The tower has a ring of eight bells that were cast by Mears and Stainbank at Whitechapel in 1876. In 1862, a clock was fitted in the tower. In 1868, the church was gifted a fine processional cross of engraved brass, which is still used today. A new altar was given by Mrs Pim, whose husband also founded some of the almshouses in Iron Mill Lane.
The small round-headed window on the south side of the church containing the figure of St.Paulinus was re-opened towards the end of the 19th century in memory of the late Edward Horner of May Place. Fortunately, it escaped destruction in the war. A considerable amount of damage was done to the building during the 1939-45 war. Nearly all the windows having been shattered, six of them have been replaced by designs by Mr Hugh Easton. The first of these, depicting St.Margaret of Antioch slaying a dragon, was in memory of three W.V.S. workers killed in a V1 attack in July 1944. The others, in memory of past worshippers, show the Virgin and Child, The Annunciation, the Transfiguration, the Appearance of Our Lord after His Resurrection to Mary of Magdala, and, in the east window, the Four Archangels. The Royal Marine Memorial window was dedicated to the memory of Keith Phillips, killed in action in the Falklands Islands in 1982.

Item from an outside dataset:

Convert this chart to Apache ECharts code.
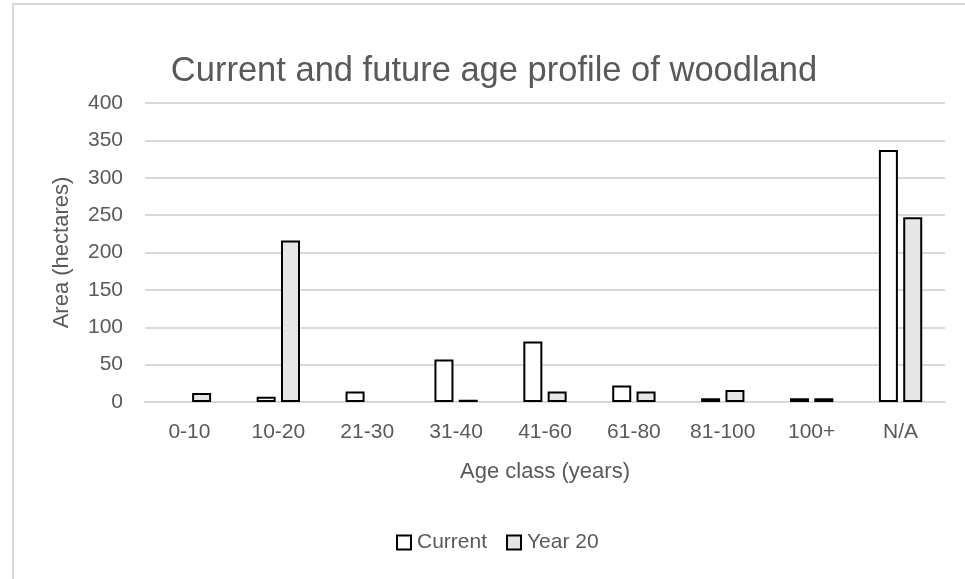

In the 1960s, vestries for the clergy and choir were built onto the existing vestry. They were called the ‘All Saints vestries’. In 1976 the organ that resided in the All Saints’ Chapel was broken up and a new one purchased from St.Mary’s German Lutheran Church in King’s Cross, and erected in its present position. In 1996 changes were made in the chancel to meet the changing needs of church services. The altar was moved from under the east window, to be nearer the congregation, and the triptych now stands in its place. Some of the oak choir stalls were moved to the Lady Chapel and some to the west end of the church. In 2002 a new extension to the vestries was opened, which included toilets and a kitchen area. This was partly financed with monies from a legacy of Mrs Elizabeth Kenworthy.
The high altar was designed by James Brooks and painted by Nathaniel Westlake. On the south side of the Sanctuary are the remains of the sedilia, a seat for the priest during services and in the corner a piscine, a shallow basin used by the priest during services, dating from the 14th century. Other items of interest include a board recording charitable gifts to the parish, a memorial to Henry Tucker 1851 (remarkable as a pastiche of late 17th century tablet), a Tablet to Grace Say, who founded almshouses in Dartford, the lectern given by Mrs Stoneham and two Jacobean style carved chairs.